Mediterranean Braised Lamb Shoulder Chops
Cold weather, we're ready for you.
Serves 2 to 4
Serving Size: 2 to 4
I am having a love-hate moment with global warming right now. I mean, obviously, global warming, bad. Very bad. But wearing short sleeves and sandals in October in New York City with the sun warming your skin is just so NICE. But global warming, bad.
(Note to reader – this was written during the Obama presidency, when at least global warming was being addresses as, you know, a real thing in the world. Now the thought of global warming is attached to a whole other level of concern).
And it just feels weird. Also in the feels-weird category is what we all feel like cooking as late October approaches. In my Northeast corner of the world, we should all be roasting and braising and stewing things. Which feels odd in 80 degree weather. But enough is enough, and I am ready for fall cooking, even if I am still putting on sunblock to go see my kid’s football game on Saturday.
Lamb shoulder chops can certainly be quickly cooked and taste delicious, but because they are a slightly tougher cut they do even better with slow cooking. The seasonings here are classic Mediterranean flavors, and the sauce that is created by the slow braise begs to be ladled over the tender meat atop a pile of mashed potatoes, or noodles, or maybe a rice pilaf of sorts. So be sure and make those, or some sort of starch to soak up the sauce.
It may seem unusual that the zucchini is cooked for so long with the meat in the braising liquid, but it’s more than fine. It definitely gets quite soft, but it fills out the sauce nicely. And along with the mushrooms it removes the need for making a separate vegetable, which is always a nice thing. Whatever the weather.
I have also made the same meal with sweet potatoes in place of the zucchini and mushrooms in the actual winter weather, and it’s another delicious version. My whole family went crazy for these Mediterranean Braised Lamb Shoulder Chops in both versions. I know I’ll keep going with this recipe, swapping in vegetables as they occur to me, and as they show up in the market.

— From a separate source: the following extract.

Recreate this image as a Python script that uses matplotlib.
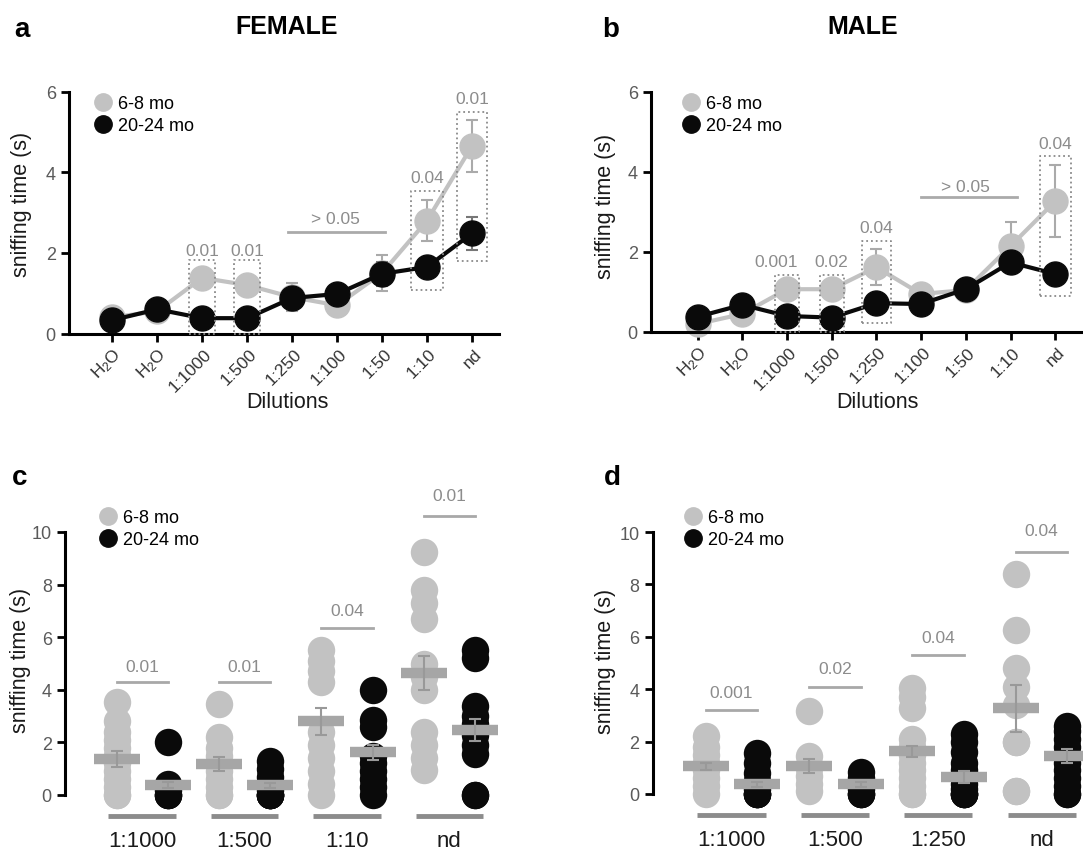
import numpy as np
import matplotlib
matplotlib.use("Agg")
import matplotlib.pyplot as plt
from matplotlib.lines import Line2D
import matplotlib.transforms as mtrans

plt.rcParams['font.family'] = ['Liberation Sans', 'DejaVu Sans']
plt.rcParams['mathtext.fontset'] = 'custom'
plt.rcParams['mathtext.rm'] = 'Liberation Sans'
plt.rcParams['mathtext.it'] = 'Liberation Sans'

##############################################################################

# Data

dilutions = ['H$_2$O', 'H$_2$O', '1:1000', '1:500', '1:250', '1:100',
             '1:50', '1:10', 'nd']

# panel a (female), means and sem
a_young = [0.4, 0.55, 1.38, 1.2, 0.9, 0.7, 1.5, 2.8, 4.65]
a_young_err = [0.1, 0.1, 0.15, 0.15, 0.35, 0.15, 0.45, 0.5, 0.65]
a_old = [0.33, 0.6, 0.38, 0.38, 0.88, 0.98, 1.48, 1.65, 2.48]
a_old_err = [0.1, 0.1, 0.1, 0.1, 0.15, 0.15, 0.3, 0.25, 0.4]
a_box_idx = [2, 3, 7, 8]
a_box_lo = [0, 0, 1.07, 1.8]
a_box_hi = [1.82, 1.82, 3.53, 5.5]
a_box_w = [0.29, 0.29, 0.35, 0.34]
a_p = ['0.01', '0.01', '0.04', '0.01']
a_p_x = [2, 3, 7, 8]
a_p_y = [2.07, 2.07, 3.88, 5.82]

# panel b (male)
b_young = [0.2, 0.45, 1.07, 1.07, 1.62, 0.95, 1.05, 2.15, 3.27]
b_young_err = [0.1, 0.1, 0.15, 0.15, 0.45, 0.15, 0.15, 0.6, 0.9]
b_old = [0.38, 0.68, 0.4, 0.36, 0.72, 0.7, 1.07, 1.74, 1.45]
b_old_err = [0.1, 0.1, 0.1, 0.1, 0.15, 0.1, 0.1, 0.2, 0.15]
b_box_idx = [2, 3, 4, 8]
b_box_lo = [0, 0, 0.23, 0.89]
b_box_hi = [1.42, 1.42, 2.28, 4.39]
b_box_w = [0.26, 0.27, 0.33, 0.35]
b_p = ['0.001', '0.02', '0.04', '0.04']
b_p_x = [1.75, 3, 4, 8]
b_p_y = [1.77, 1.77, 2.62, 4.7]

# panel c (female, individual points)
c_groups = ['1:1000', '1:500', '1:10', 'nd']
c_young_pts = [[0, 0, 0.3, 0.6, 0.9, 1.2, 1.5, 1.8, 2.1, 2.4, 2.8, 3.55],
               [0, 0, 0.3, 0.6, 0.9, 1.2, 1.5, 1.8, 2.2, 3.45],
               [0, 0.4, 0.9, 1.4, 1.9, 2.4, 4.3, 4.7, 5.1, 5.5],
               [0.95, 1.4, 1.9, 2.4, 4.0, 4.5, 5.0, 6.7, 7.3, 7.8, 9.25]]
c_old_pts = [[0, 0, 0, 0.2, 0.4, 2.0],
             [0, 0, 0, 0, 0, 0.2, 0.4, 0.7, 1.0, 1.3],
             [0, 0.3, 0.6, 0.9, 1.2, 1.5, 2.6, 2.85, 4.0],
             [0, 0, 1.55, 1.9, 2.3, 2.7, 3.0, 3.4, 5.2, 5.5]]
c_young_mean = [1.37, 1.18, 2.8, 4.65]
c_young_err = [0.3, 0.25, 0.5, 0.65]
c_old_mean = [0.37, 0.37, 1.62, 2.47]
c_old_err = [0.12, 0.1, 0.3, 0.42]
c_p = ['0.01', '0.01', '0.04', '0.01']
c_p_y = [4.3, 4.3, 6.35, 10.6]

# panel d (male, individual points)
d_groups = ['1:1000', '1:500', '1:250', 'nd']
d_young_pts = [[0, 0.3, 0.6, 0.9, 1.2, 1.5, 1.8, 2.2],
               [0.1, 0.4, 0.7, 1.0, 1.45, 3.15],
               [0, 0, 0.3, 0.6, 0.9, 1.2, 1.5, 1.8, 2.1, 3.3, 3.7, 4.05],
               [0.1, 0.1, 2.0, 2.0, 3.4, 4.1, 4.8, 6.25, 8.4]]
d_old_pts = [[0, 0, 0, 0, 0.2, 0.5, 0.8, 1.2, 1.55],
             [0, 0, 0, 0.2, 0.4, 0.6, 0.85],
             [0, 0, 0, 0, 0.2, 0.4, 0.6, 0.9, 1.2, 1.6, 2.0, 2.3],
             [0, 0, 0.3, 0.6, 0.9, 1.2, 1.5, 1.8, 2.1, 2.4, 2.6]]
d_young_mean = [1.05, 1.07, 1.63, 3.27]
d_young_err = [0.15, 0.27, 0.2, 0.9]
d_old_mean = [0.37, 0.37, 0.65, 1.45]
d_old_err = [0.1, 0.1, 0.22, 0.28]
d_p = ['0.001', '0.02', '0.04', '0.04']
d_p_y = [3.22, 4.08, 5.29, 9.24]

##############################################################################

# Style

W, H = 1083, 853
GRAY = '#c2c2c2'
BLACK = '#0a0a0a'
MEANC = '#a6a6a6'
ERRC = '#999999'
PTXT = '#8c8c8c'
TICKC = '#5a5a5a'

fig = plt.figure(figsize=(W/100, H/100), dpi=100)


def axes_px(x0, y0, x1, y1):
    # x0/x1 left/right, y0 top, y1 bottom, in pixels from the top-left
    return fig.add_axes([x0/W, 1 - y1/H, (x1 - x0)/W, (y1 - y0)/H])


def ftext(x, y, s, **kw):
    fig.text(x/W, 1 - y/H, s, **kw)


def style_axes(ax, bottom=True):
    for side in ['top', 'right']:
        ax.spines[side].set_visible(False)
    ax.spines['left'].set_linewidth(2.2)
    ax.spines['bottom'].set_linewidth(2.2)
    if not bottom:
        ax.spines['bottom'].set_visible(False)
        ax.set_xticks([])
    ax.tick_params(direction='out', length=6, width=2, colors='black',
                   labelcolor=TICKC, labelsize=13)
    ax.set_facecolor('none')


def add_legend(ax, x, y):
    hd = [Line2D([], [], marker='o', ls='', ms=12.5, color=GRAY),
          Line2D([], [], marker='o', ls='', ms=12.5, color=BLACK)]
    ax.legend(hd, ['6-8 mo', '20-24 mo'], loc='upper left',
              bbox_to_anchor=(x/W, 1 - y/H), bbox_transform=fig.transFigure,
              frameon=False, handlelength=1.0, handletextpad=0.35,
              labelspacing=0.28, borderpad=0, borderaxespad=0, fontsize=13)


def line_panel(ax, young, yerr, old, oerr, bidx, blo, bhi, bw, pt, px, py,
               sig_x, sig_y, sig_tx, sig_ty):
    x = np.arange(len(dilutions))
    # error bars sit behind the markers
    ax.errorbar(x, young, yerr=yerr, fmt='none', ecolor='#aaaaaa',
                elinewidth=1.5, capsize=4, capthick=1.5, zorder=1)
    ax.plot(x, young, '-o', color=GRAY, lw=3, ms=18, zorder=2, clip_on=False)
    ax.errorbar(x, old, yerr=oerr, fmt='none', ecolor='#777777',
                elinewidth=1.5, capsize=4, capthick=1.5, zorder=3)
    ax.plot(x, old, '-o', color=BLACK, lw=3, ms=18, zorder=4, clip_on=False)
    for i, lo, hi, w in zip(bidx, blo, bhi, bw):
        ax.plot([i - w, i + w, i + w, i - w, i - w], [lo, lo, hi, hi, lo],
                ls=':', color='#8a8a8a', lw=1.3, zorder=6, clip_on=False)
    for s, tx, ty in zip(pt, px, py):
        ax.text(tx, ty, s, ha='center', va='center', color=PTXT,
                fontsize=12.5)
    ax.plot(sig_x, [sig_y, sig_y], color='#aaaaaa', lw=2)
    ax.text(sig_tx, sig_ty, '> 0.05', ha='center', va='center',
            color=PTXT, fontsize=12.5)
    ax.set_ylim(0, 6)
    ax.set_yticks([0, 2, 4, 6])
    ax.set_xticks(x)
    ax.set_xticklabels(dilutions, rotation=45, ha='right', va='center',
                       rotation_mode='anchor', fontsize=12.5, color='#333333')
    off = mtrans.ScaledTranslation(5/72, -3/72, fig.dpi_scale_trans)
    for lbl in ax.get_xticklabels():
        lbl.set_transform(lbl.get_transform() + off)


def dot_panel(ax, groups, ypts, opts, ym, ye, om, oe, pt, py, poff):
    for g in range(len(groups)):
        ax.scatter(np.full(len(ypts[g]), g - 0.25), ypts[g], s=390,
                   color=GRAY, lw=0, zorder=2, clip_on=False)
        ax.scatter(np.full(len(opts[g]), g + 0.25), opts[g], s=390,
                   color=BLACK, lw=0, zorder=2, clip_on=False)
        ax.plot([g - 0.25, g + 0.25], [py[g], py[g]], color='#a8a8a8', lw=2,
                clip_on=False)
        ax.text(g, py[g] + poff[g], pt[g], ha='center', va='center',
                color=PTXT, fontsize=12.5, clip_on=False)
        ax.plot([g - 0.33, g + 0.33], [-0.8, -0.8], color='#8c8c8c', lw=3.5,
                solid_capstyle='butt', clip_on=False)
        ax.text(g, -1.72, groups[g], ha='center', va='center',
                color='#1a1a1a', fontsize=16)
    gx = np.arange(len(groups))
    for xs, m, e in [(gx - 0.25, ym, ye), (gx + 0.25, om, oe)]:
        ax.plot(xs, m, ls='', marker='_', ms=33, mew=7.5, color=MEANC,
                zorder=3, clip_on=False)
        ax.errorbar(xs, m, yerr=e, fmt='none', ecolor=ERRC, elinewidth=1.5,
                    capsize=4, capthick=1.5, zorder=4, clip_on=False)
    ax.set_ylim(0, 10)
    ax.set_yticks([0, 2, 4, 6, 8, 10])


##############################################################################

# Panels a and b

ax_a = axes_px(69, 92.5, 499, 334.5)
style_axes(ax_a)
ax_a.set_xlim(-0.96, 8.6)
line_panel(ax_a, a_young, a_young_err, a_old, a_old_err, a_box_idx,
           a_box_lo, a_box_hi, a_box_w, a_p, a_p_x, a_p_y,
           [3.92, 6.06], 2.52, 4.97, 2.86)
add_legend(ax_a, 94, 96)

ax_b = axes_px(651, 93, 1083, 333)
style_axes(ax_b)
ax_b.set_xlim(-1.04, 8.62)
line_panel(ax_b, b_young, b_young_err, b_old, b_old_err, b_box_idx,
           b_box_lo, b_box_hi, b_box_w, b_p, b_p_x, b_p_y,
           [5.0, 7.15], 3.37, 6.0, 3.64)
add_legend(ax_b, 682, 96)

# Panels c and d

ax_c = axes_px(65, 533, 526, 796)
style_axes(ax_c, bottom=False)
ax_c.set_xlim(-0.754, 3.749)
dot_panel(ax_c, c_groups, c_young_pts, c_old_pts, c_young_mean, c_young_err,
          c_old_mean, c_old_err, c_p, c_p_y, [0.6, 0.6, 0.65, 0.8])
add_legend(ax_c, 99, 510)

ax_d = axes_px(652.5, 533, 1083, 795)
style_axes(ax_d, bottom=False)
ax_d.set_xlim(-0.764, 3.40)
dot_panel(ax_d, d_groups, d_young_pts, d_old_pts, d_young_mean, d_young_err,
          d_old_mean, d_old_err, d_p, d_p_y, [0.65, 0.7, 0.68, 0.82])
add_legend(ax_d, 684, 510)

# labels and titles
for x, y in [(22, 204), (606, 206), (21, 660), (606, 661)]:
    ftext(x, y, 'sniffing time (s)', rotation=90, ha='center', va='center',
          fontsize=15.5, color='#1a1a1a')
for x in [287.5, 877]:
    ftext(x, 403, 'Dilutions', ha='center', va='center', fontsize=15.5,
          color='#1a1a1a')
ftext(287, 34, 'FEMALE', ha='center', va='baseline', fontsize=18,
      weight='bold')
ftext(863, 34, 'MALE', ha='center', va='baseline', fontsize=18,
      weight='bold')
for s, x, y in [('a', 22, 37), ('b', 611, 37), ('c', 20, 485), ('d', 612, 485)]:
    ftext(x, y, s, ha='center', va='baseline', fontsize=20, weight='bold')

fig.savefig('out.png', dpi=100)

I haven’t tried this with a slow cooker, but I’m betting it would be fabulous. If you had to, you could maybe even skip the searing step for ease of execution (but don’t if you can help it).

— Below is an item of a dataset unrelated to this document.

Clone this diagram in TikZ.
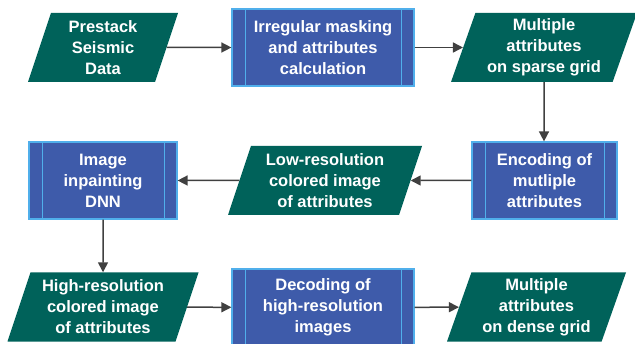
\documentclass[tikz,border=0pt]{standalone}
\usepackage{fontspec}
\setmainfont{Liberation Sans}
\usetikzlibrary{shapes.geometric,arrows.meta}
\definecolor{dataTeal}{RGB}{0,98,90}
\definecolor{procBlue}{RGB}{62,91,170}
\definecolor{procEdge}{RGB}{80,175,235}
\definecolor{arrowGray}{RGB}{64,64,64}
\begin{document}
\begin{tikzpicture}[x=1pt, y=1pt, font=\fontsize{16.5}{21}\selectfont\bfseries, >={Triangle[length=10pt,width=10pt]},
	data/.style={trapezium, trapezium left angle=67, trapezium right angle=113, trapezium stretches body=true, fill=dataTeal, text=white, align=center, minimum height=69pt, inner ysep=0pt, inner xsep=-10pt},
	proc/.style={rectangle, fill=procBlue, draw=procEdge, line width=1.2pt, text=white, align=center, minimum height=77pt, inner sep=0pt,
		path picture={\draw[procEdge, line width=1pt] ([xshift=13pt]path picture bounding box.north west) -- ([xshift=13pt]path picture bounding box.south west) ([xshift=-13pt]path picture bounding box.north east) -- ([xshift=-13pt]path picture bounding box.south east);}},
	flow/.style={->, draw=arrowGray, line width=1.5pt}]
	\useasboundingbox (0,0) rectangle (635,343);
	\clip (0,0) rectangle (635,343);
	% top row
	\node[data, minimum width=150pt] (seis) at (103,295.5) {Prestack\\Seismic\\Data};
	\node[proc, minimum width=182pt] (mask) at (323,295.5) {Irregular masking\\and attributes\\calculation};
	\node[data, minimum width=186pt] (sparse) at (544,295.5) {Multiple\\attributes\\on sparse grid};
	% middle row
	\node[proc, minimum width=145pt] (encode) at (544.5,162.5) {Encoding of\\mutliple\\attributes};
	\node[data, minimum width=194pt] (lowres) at (325,162.5) {Low-resolution\\colored image\\of attributes};
	\node[proc, minimum width=148pt] (inpaint) at (103,162.5) {Image\\inpainting\\DNN};
	% bottom row
	\node[data, minimum width=191pt] (highres) at (103,36) {High-resolution\\colored image\\of attributes};
	\node[proc, minimum width=182pt] (decode) at (323,35.5) {Decoding of\\high-resolution\\images};
	\node[data, minimum width=179pt] (dense) at (536.5,36) {Multiple\\attributes\\on dense grid};
	% connectors
	\draw[flow] (seis) -- (mask);
	\draw[flow] (mask) -- (sparse);
	\draw[flow] (sparse) -- (sparse |- encode.north);
	\draw[flow] (encode) -- (lowres);
	\draw[flow] (lowres) -- (inpaint);
	\draw[flow] (inpaint) -- (highres);
	\draw[flow] (highres) -- (decode);
	\draw[flow] (decode) -- (dense);
\end{tikzpicture}
\end{document}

Mediterranean Braised Lamb Shoulder Chops
- 3 tablespoons olive oil, divided
- 1 medium onion, roughly chopped
- 4 large carrots, roughly chopped
- 3 large garlic cloves, minced
- Kosher salt and freshly ground pepper to taste
- 2 1 ½-inch thick lamb shoulder chops (about 2 pounds total)
- 2 cups sliced mushrooms, such as button, cremini, shiitake
- 1 cup diced zucchini or summer squash
- ½ teaspoon dried thyme
- 2 teaspoons dried rosemary, crushed
- 1 cup red wine
- ½ cup tomato sauce or pureed tomatoes
- Water or chicken broth as needed
- 1/4 cup chopped fresh parsley
1. In a large skillet with a lid, preferably cast iron, heat 1 tablespoon of the olive oil over medium high heat. Add the onion, carrots, and garlic, season with salt and pepper, and sauté until everything is tender and starting to brown, about 7 minutes. Scrape the mixture into a small bowl.
2. Season the lamb with salt and pepper on both sides. Give the skillet a quick wipe with a paper towl (be careful; that skillet is hot!), and return the skillet to the heat. Add 1 more tablespoon olive oil, make sure the pan is very hot, then add the chops and sear for about 4 minutes on each side until the chops are browned on both sides. Transfer the chops to a plate.
3. Add the remaining tablespoon of olive oil to the pan, and then the mushrooms, zucchini, thyme and rosemary. Sauté until the mushrooms give up their liquid, and that liquid evaporates and the vegetables become tender and slightly golden, about 7 minutes. Stir in the carrot and onion mixture. Add the red wine, stir to release and browned bit from the bottom and let it reduce by a little bit, about 2 minutes, then stir in the tomato sauce and tuck the browned chops into the mixture. Cover the pan, lower the heat to medium low, and let the liquid very gently simmer for 2 hours, until the meat is very, very tender, almost falling apart. Check periodically to make sure there is still liquid in the skillet, and add a bit of water or broth if necessary.
4. Sprinkle the finished dish with the parsley. Serve the lamb chops with the pan sauce over your choice of starch.